Quote each line of the material verbatim, without the pictures.

[Raw records]
>>>
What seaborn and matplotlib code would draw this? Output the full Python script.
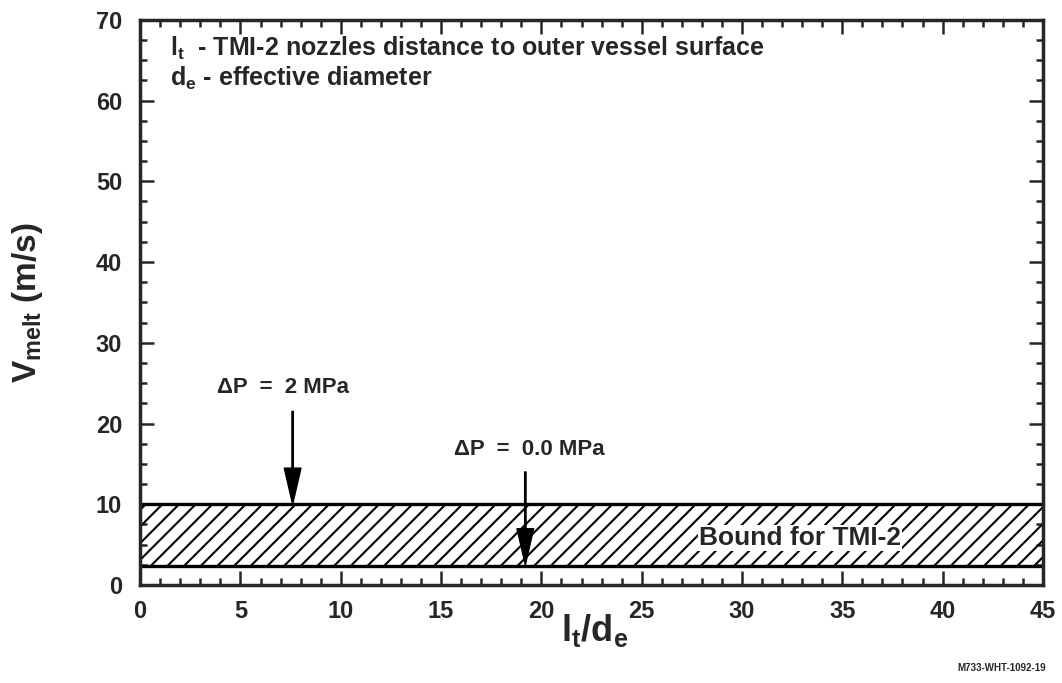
import matplotlib
matplotlib.use("Agg")
import numpy as np
import pandas as pd
import seaborn as sns
import matplotlib.pyplot as plt
from matplotlib.ticker import MultipleLocator

# === Data ===
ratio = [0, 45]                 # l_t / d_e extent of the bound
v_upper = [10.0, 10.0]          # upper bound of melt velocity (m/s)
v_lower = [2.4, 2.4]            # lower bound of melt velocity (m/s)
arrow_x = [7.6, 19.2]           # where the pressure arrows point
arrow_tip = [10.0, 2.5]         # arrow tips (on the bound edges)
arrow_tail = [21.5, 14.0]
arrow_labels = ["\u0394P  =  2 MPa", "\u0394P  =  0.0 MPa"]
label_xy = [(7.1, 24.4), (19.4, 16.8)]

df = pd.DataFrame({"ratio": ratio, "upper": v_upper, "lower": v_lower})

# === Style ===
sns.set_theme(style="ticks")
plt.rcParams["font.family"] = ["Liberation Sans", "DejaVu Sans"]
plt.rcParams["font.weight"] = "bold"
plt.rcParams["mathtext.fontset"] = "custom"
plt.rcParams["mathtext.rm"] = "Liberation Sans:bold"
plt.rcParams["mathtext.it"] = "Liberation Sans:bold"
plt.rcParams["mathtext.bf"] = "Liberation Sans:bold"
plt.rcParams["hatch.linewidth"] = 1.5

fig = plt.figure(figsize=(10.62, 6.83), dpi=100)
ax = fig.add_axes([0.132, 0.1435, 0.85, 0.8275])

# band edges + hatched fill
sns.lineplot(data=df, x="ratio", y="upper", color="black", lw=2.4, ax=ax)
sns.lineplot(data=df, x="ratio", y="lower", color="black", lw=2.4, ax=ax)
ax.fill_between(df["ratio"], df["lower"], df["upper"], facecolor="none",
                edgecolor="black", hatch="//", linewidth=0)

# arrows
for x, tip, tail in zip(arrow_x, arrow_tip, arrow_tail):
    ax.annotate("", xy=(x, tip), xytext=(x, tail),
                arrowprops=dict(facecolor="black", edgecolor="black",
                                width=1.0, headwidth=12, headlength=26))
for txt, (x, y) in zip(arrow_labels, label_xy):
    ax.text(x, y, txt, ha="center", va="center", fontsize=16, fontweight="bold")

ax.text(32.9, 5.8, "Bound for TMI-2", ha="center", va="center", fontsize=19,
        fontweight="bold",
        bbox=dict(facecolor="white", edgecolor="none", pad=1.0))

ax.text(1.5, 66.4, "l$_t$  - TMI-2 nozzles distance to outer vessel surface",
        fontsize=18, fontweight="bold", va="center")
ax.text(1.5, 62.8, "d$_e$ - effective diameter",
        fontsize=18, fontweight="bold", va="center")

# axes
ax.set_xlim(0, 45)
ax.set_ylim(0, 70)
ax.xaxis.set_major_locator(MultipleLocator(5))
ax.xaxis.set_minor_locator(MultipleLocator(1))
ax.yaxis.set_major_locator(MultipleLocator(10))
ax.yaxis.set_minor_locator(MultipleLocator(2.5))
ax.tick_params(which="both", direction="in", top=True, right=True,
               width=1.8, labelsize=17)
ax.tick_params(axis="x", pad=11)
ax.tick_params(axis="y", pad=13)
ax.tick_params(which="major", length=10)
ax.tick_params(which="minor", length=5)
for lab in ax.get_xticklabels() + ax.get_yticklabels():
    lab.set_fontweight("bold")
for sp in ax.spines.values():
    sp.set_linewidth(2.5)
    sp.set_visible(True)

ax.set_xlabel("l$_t$/d$_e$", fontsize=26, fontweight="bold")
ax.set_ylabel("V$_{melt}$ (m/s)", fontsize=24, fontweight="bold")
ax.xaxis.set_label_coords(0.504, -0.048)
ax.yaxis.set_label_coords(-0.105, 0.5)

fig.text(0.985, 0.022, "M733-WHT-1092-19", ha="right", va="center",
         fontsize=7, fontweight="bold")

fig.savefig("out.png", dpi=100)
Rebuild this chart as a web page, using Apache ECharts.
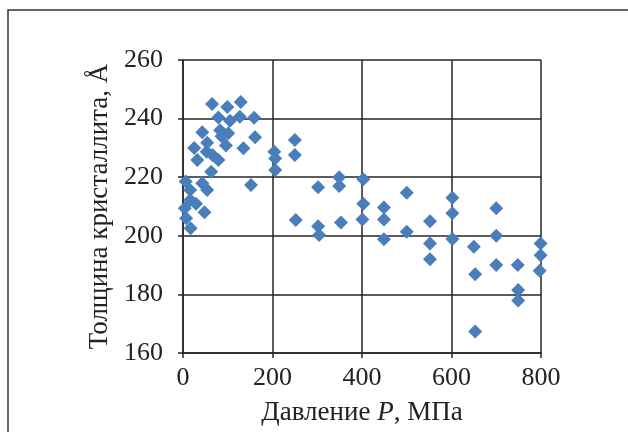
<!DOCTYPE html>
<html>
<head>
<meta charset="utf-8">
<script src="https://cdn.jsdelivr.net/npm/echarts@6/dist/echarts.min.js"></script>
<style>
  html, body { margin: 0; padding: 0; background: #fff; }
  #chart { width: 628px; height: 432px; }
</style>
</head>
<body>
<div id="chart"></div>
<script>
// давление, МПа
const pressure = [
  65, 99, 129, 79, 105, 127, 159, 43, 83, 101, 86, 96, 161, 25, 54, 135,
  32, 53, 66, 79, 63, 204, 206, 206, 250, 250, 152, 6, 16, 43, 54, 16,
  29, 4, 48, 7, 17, 252,
  302, 349, 349, 403, 500, 403, 449, 302, 304, 353, 401, 449, 500, 449,
  602, 602, 700, 552, 700, 602, 552, 650, 799, 799, 552, 700, 748, 797,
  653, 749, 749, 653
];
// толщина кристаллита, Å
const thickness = [
  245, 244, 245.7, 240.4, 239.3, 240.6, 240.3, 235.3, 236, 235, 234, 230.8, 233.6, 230, 231.8, 229.9,
  225.9, 228.7, 227.6, 225.9, 221.9, 228.7, 226.4, 222.5, 232.7, 227.6, 217.3, 218.5, 215.6, 217.9, 215.6, 212.2,
  210.9, 209.4, 208, 206, 202.6, 205.4,
  216.6, 220, 217, 219.3, 214.7, 210.9, 209.7, 203.3, 200.3, 204.5, 205.6, 205.6, 201.4, 198.8,
  213, 207.7, 209.4, 205, 200, 198.9, 197.4, 196.3, 197.4, 193.4, 192, 190, 190, 188.1,
  186.9, 181.5, 177.9, 167.3
];
const xTicks = { min: 0, max: 800, interval: 200 };
const yTicks = { min: 160, max: 260, interval: 20 };

const points = pressure.map((p, i) => [p, thickness[i]]);

const font = '"Liberation Serif", "DejaVu Serif", serif';
const lineColor = '#262626';

const chart = echarts.init(document.getElementById('chart'));
chart.setOption({
  animation: false,
  textStyle: { fontFamily: font },
  graphic: [{
    type: 'rect',
    shape: { x: 8, y: 10, width: 700, height: 500 },
    style: { fill: 'none', stroke: '#333', lineWidth: 1.5 },
    silent: true
  }],
  grid: { left: 183, right: 87, top: 60, bottom: 79 },
  xAxis: {
    type: 'value',
    min: xTicks.min, max: xTicks.max, interval: xTicks.interval,
    name: '{t|Давление }{i|P}{t|, МПа}',
    nameLocation: 'middle',
    nameGap: 46,
    nameTextStyle: {
      rich: {
        t: { fontFamily: font, fontSize: 27, color: '#222' },
        i: { fontFamily: font, fontSize: 27, fontStyle: 'italic', color: '#222' }
      }
    },
    axisLine: { show: true, lineStyle: { color: lineColor, width: 1.5 } },
    axisTick: { show: true, length: 5, lineStyle: { color: lineColor, width: 1.5 } },
    axisLabel: { fontFamily: font, fontSize: 26, color: '#222', margin: 12 },
    splitLine: { show: true, lineStyle: { color: lineColor, width: 1.5 } }
  },
  yAxis: {
    type: 'value',
    min: yTicks.min, max: yTicks.max, interval: yTicks.interval,
    name: 'Толщина кристаллита, Å',
    nameLocation: 'middle',
    nameGap: 68,
    nameTextStyle: { fontFamily: font, fontSize: 27, color: '#222' },
    axisLine: { show: true, lineStyle: { color: lineColor, width: 1.5 } },
    axisTick: { show: true, length: 5, lineStyle: { color: lineColor, width: 1.5 } },
    axisLabel: { fontFamily: font, fontSize: 26, color: '#222', margin: 20 },
    splitLine: { show: true, lineStyle: { color: lineColor, width: 1.5 } }
  },
  series: [{
    type: 'scatter',
    symbol: 'diamond',
    symbolSize: 14,
    itemStyle: { color: '#4a7ebb', opacity: 1 },
    data: points
  }]
});
</script>
</body>
</html>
<<<
• [WRITTEN SOLUTION]:
What seaborn and matplotlib code would draw this? Output the full Python script.
import matplotlib
matplotlib.use("Agg")
import numpy as np
import pandas as pd
import seaborn as sns
import matplotlib.pyplot as plt
from matplotlib.ticker import MultipleLocator

# === Data ===
ratio = [0, 45]                 # l_t / d_e extent of the bound
v_upper = [10.0, 10.0]          # upper bound of melt velocity (m/s)
v_lower = [2.4, 2.4]            # lower bound of melt velocity (m/s)
arrow_x = [7.6, 19.2]           # where the pressure arrows point
arrow_tip = [10.0, 2.5]         # arrow tips (on the bound edges)
arrow_tail = [21.5, 14.0]
arrow_labels = ["\u0394P  =  2 MPa", "\u0394P  =  0.0 MPa"]
label_xy = [(7.1, 24.4), (19.4, 16.8)]

df = pd.DataFrame({"ratio": ratio, "upper": v_upper, "lower": v_lower})

# === Style ===
sns.set_theme(style="ticks")
plt.rcParams["font.family"] = ["Liberation Sans", "DejaVu Sans"]
plt.rcParams["font.weight"] = "bold"
plt.rcParams["mathtext.fontset"] = "custom"
plt.rcParams["mathtext.rm"] = "Liberation Sans:bold"
plt.rcParams["mathtext.it"] = "Liberation Sans:bold"
plt.rcParams["mathtext.bf"] = "Liberation Sans:bold"
plt.rcParams["hatch.linewidth"] = 1.5

fig = plt.figure(figsize=(10.62, 6.83), dpi=100)
ax = fig.add_axes([0.132, 0.1435, 0.85, 0.8275])

# band edges + hatched fill
sns.lineplot(data=df, x="ratio", y="upper", color="black", lw=2.4, ax=ax)
sns.lineplot(data=df, x="ratio", y="lower", color="black", lw=2.4, ax=ax)
ax.fill_between(df["ratio"], df["lower"], df["upper"], facecolor="none",
                edgecolor="black", hatch="//", linewidth=0)

# arrows
for x, tip, tail in zip(arrow_x, arrow_tip, arrow_tail):
    ax.annotate("", xy=(x, tip), xytext=(x, tail),
                arrowprops=dict(facecolor="black", edgecolor="black",
                                width=1.0, headwidth=12, headlength=26))
for txt, (x, y) in zip(arrow_labels, label_xy):
    ax.text(x, y, txt, ha="center", va="center", fontsize=16, fontweight="bold")

ax.text(32.9, 5.8, "Bound for TMI-2", ha="center", va="center", fontsize=19,
        fontweight="bold",
        bbox=dict(facecolor="white", edgecolor="none", pad=1.0))

ax.text(1.5, 66.4, "l$_t$  - TMI-2 nozzles distance to outer vessel surface",
        fontsize=18, fontweight="bold", va="center")
ax.text(1.5, 62.8, "d$_e$ - effective diameter",
        fontsize=18, fontweight="bold", va="center")

# axes
ax.set_xlim(0, 45)
ax.set_ylim(0, 70)
ax.xaxis.set_major_locator(MultipleLocator(5))
ax.xaxis.set_minor_locator(MultipleLocator(1))
ax.yaxis.set_major_locator(MultipleLocator(10))
ax.yaxis.set_minor_locator(MultipleLocator(2.5))
ax.tick_params(which="both", direction="in", top=True, right=True,
               width=1.8, labelsize=17)
ax.tick_params(axis="x", pad=11)
ax.tick_params(axis="y", pad=13)
ax.tick_params(which="major", length=10)
ax.tick_params(which="minor", length=5)
for lab in ax.get_xticklabels() + ax.get_yticklabels():
    lab.set_fontweight("bold")
for sp in ax.spines.values():
    sp.set_linewidth(2.5)
    sp.set_visible(True)

ax.set_xlabel("l$_t$/d$_e$", fontsize=26, fontweight="bold")
ax.set_ylabel("V$_{melt}$ (m/s)", fontsize=24, fontweight="bold")
ax.xaxis.set_label_coords(0.504, -0.048)
ax.yaxis.set_label_coords(-0.105, 0.5)

fig.text(0.985, 0.022, "M733-WHT-1092-19", ha="right", va="center",
         fontsize=7, fontweight="bold")

fig.savefig("out.png", dpi=100)
Rebuild this chart as a web page, using Apache ECharts.
<!DOCTYPE html>
<html>
<head>
<meta charset="utf-8">
<script src="https://cdn.jsdelivr.net/npm/echarts@6/dist/echarts.min.js"></script>
<style>
  html, body { margin: 0; padding: 0; background: #fff; }
  #chart { width: 628px; height: 432px; }
</style>
</head>
<body>
<div id="chart"></div>
<script>
// давление, МПа
const pressure = [
  65, 99, 129, 79, 105, 127, 159, 43, 83, 101, 86, 96, 161, 25, 54, 135,
  32, 53, 66, 79, 63, 204, 206, 206, 250, 250, 152, 6, 16, 43, 54, 16,
  29, 4, 48, 7, 17, 252,
  302, 349, 349, 403, 500, 403, 449, 302, 304, 353, 401, 449, 500, 449,
  602, 602, 700, 552, 700, 602, 552, 650, 799, 799, 552, 700, 748, 797,
  653, 749, 749, 653
];
// толщина кристаллита, Å
const thickness = [
  245, 244, 245.7, 240.4, 239.3, 240.6, 240.3, 235.3, 236, 235, 234, 230.8, 233.6, 230, 231.8, 229.9,
  225.9, 228.7, 227.6, 225.9, 221.9, 228.7, 226.4, 222.5, 232.7, 227.6, 217.3, 218.5, 215.6, 217.9, 215.6, 212.2,
  210.9, 209.4, 208, 206, 202.6, 205.4,
  216.6, 220, 217, 219.3, 214.7, 210.9, 209.7, 203.3, 200.3, 204.5, 205.6, 205.6, 201.4, 198.8,
  213, 207.7, 209.4, 205, 200, 198.9, 197.4, 196.3, 197.4, 193.4, 192, 190, 190, 188.1,
  186.9, 181.5, 177.9, 167.3
];
const xTicks = { min: 0, max: 800, interval: 200 };
const yTicks = { min: 160, max: 260, interval: 20 };

const points = pressure.map((p, i) => [p, thickness[i]]);

const font = '"Liberation Serif", "DejaVu Serif", serif';
const lineColor = '#262626';

const chart = echarts.init(document.getElementById('chart'));
chart.setOption({
  animation: false,
  textStyle: { fontFamily: font },
  graphic: [{
    type: 'rect',
    shape: { x: 8, y: 10, width: 700, height: 500 },
    style: { fill: 'none', stroke: '#333', lineWidth: 1.5 },
    silent: true
  }],
  grid: { left: 183, right: 87, top: 60, bottom: 79 },
  xAxis: {
    type: 'value',
    min: xTicks.min, max: xTicks.max, interval: xTicks.interval,
    name: '{t|Давление }{i|P}{t|, МПа}',
    nameLocation: 'middle',
    nameGap: 46,
    nameTextStyle: {
      rich: {
        t: { fontFamily: font, fontSize: 27, color: '#222' },
        i: { fontFamily: font, fontSize: 27, fontStyle: 'italic', color: '#222' }
      }
    },
    axisLine: { show: true, lineStyle: { color: lineColor, width: 1.5 } },
    axisTick: { show: true, length: 5, lineStyle: { color: lineColor, width: 1.5 } },
    axisLabel: { fontFamily: font, fontSize: 26, color: '#222', margin: 12 },
    splitLine: { show: true, lineStyle: { color: lineColor, width: 1.5 } }
  },
  yAxis: {
    type: 'value',
    min: yTicks.min, max: yTicks.max, interval: yTicks.interval,
    name: 'Толщина кристаллита, Å',
    nameLocation: 'middle',
    nameGap: 68,
    nameTextStyle: { fontFamily: font, fontSize: 27, color: '#222' },
    axisLine: { show: true, lineStyle: { color: lineColor, width: 1.5 } },
    axisTick: { show: true, length: 5, lineStyle: { color: lineColor, width: 1.5 } },
    axisLabel: { fontFamily: font, fontSize: 26, color: '#222', margin: 20 },
    splitLine: { show: true, lineStyle: { color: lineColor, width: 1.5 } }
  },
  series: [{
    type: 'scatter',
    symbol: 'diamond',
    symbolSize: 14,
    itemStyle: { color: '#4a7ebb', opacity: 1 },
    data: points
  }]
});
</script>
</body>
</html>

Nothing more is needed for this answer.